Descriptions, Reviews, Etc.
Publisher Description:

The Dream

(Le Reve)

By Emile Zola

Translated by Eliza E. Chase

Le reve is a simple tale of the orphan Angelique Marie (b. 1851), adopted by a couple of embroiderers, the Huberts, whose marriage is blighted by a childlessness which they attribute to a curse uttered by Mme Hubert's mother on her deathbed. Angelique is enthralled by the tales of the saints and martyrs -- particularly Saint Agnes and Saint George -- as told in the Golden Legend of Jacobus de Voragine. Her dream is to be saved by a handsome prince and to live happily ever after, in the same way the virgin martyrs have their faiths tested on earth before being rescued and married to Jesus in heaven.

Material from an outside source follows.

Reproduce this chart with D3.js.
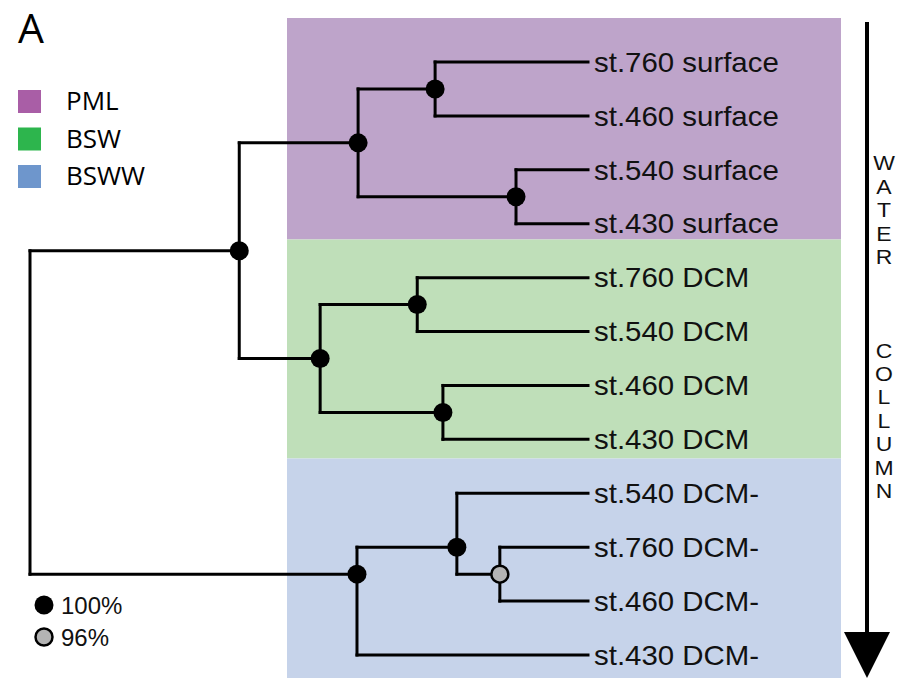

Her dream is realized when she falls in love with Felicien d'Hautecoeur, the last in an old family of knights, heroes, and nobles in the service of Christ and of France. His father, the present Monseigneur, objects to their marrying for reasons of his own. (Before entering the Church he had married for love a woman much younger than himself; when she died giving birth to Felicien, he sent the child away and took holy orders.) Angelique falls ill and pines away. Won over by her virtue and innocence, the Monseigneur finally relents and the lovers are married; but Angelique dies on the steps of the cathedral as she kisses her husband for the first time. Her death, however, is a happy one: her innocence has freed the Huberts and the Monseigneur from their curses.